Der Titel bezieht sich auf das Genre New Jack Swing, eine HipHop- und R’n’B-Ästhetik, die ihren Wiedererkennungswert vor allem aus dem Sound der Drum Machines der Zeit und ihren synkopierten, Funk-beeinflussten Rhythmen bezieht. Teddy Riley, der den New Jack Swing maßgeblich prägte, produzierte in diesem Stil unter anderem das legendäre Michael-Jackson-Album „Dangerous“ – im selben Jahr, in dem auch New Jack City erschien. Mit seiner Gruppe Guy steuerte auch Riley höchstpersönlich den Titelsong zum Soundtrack bei. Auch Rap-Klassiker von unter anderem Queen Latifah und der 2 Live Crew sind zu hören. Ein Highlight ist eine zehnminütige Partyszene, in der Musik und Tanz lange ausgespielt werden, bevor es doch in einer Schießerei endet. Die HipHop-Kultur hat sich dafür bei New Jack City revanchiert: Das Label Cash Money Records, das zeitweise Drake, Nicki Minaj und Lil Wayne zu seinem Roster zählte, ist nach Ninos Gang Cash Money Brothers benannt. Lil Waynes Reihe von Alben mit dem Titel „Tha Carter“ ist benannt nach dem Hauskomplex, in dem die Gang im Film ihren Geschäften nachgeht. Als erst vor einer Woche bei der Verleihung der Grammys ein Ensemble alter und neuer Rapper*innen ein großes „50 Jahre HipHop“-Medley aufführte, war auch Ice-T mit einer Performance von „New Jack Hustler (Nino’s Theme)“ dabei.

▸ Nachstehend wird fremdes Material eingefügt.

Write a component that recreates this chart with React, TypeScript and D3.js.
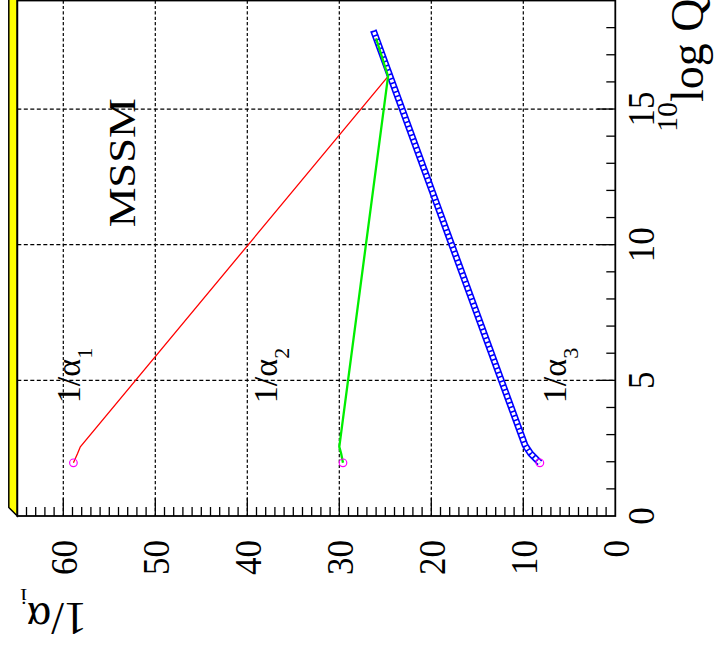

Trotz einiger streitbarer Entscheidungen ist New Jack City ein unterhaltsamer Gangsterfilm und ein wichtiges Zeitdokument. Vor allem wegen seines Standings in der afroamerikanischen Kulturgeschichte lohnt es sich, mit diesem Film einen Abend auf der Couch zu verbringen.

New Jack City ist bei den gängigen VoD-Anbietern zur Leihe verfügbar.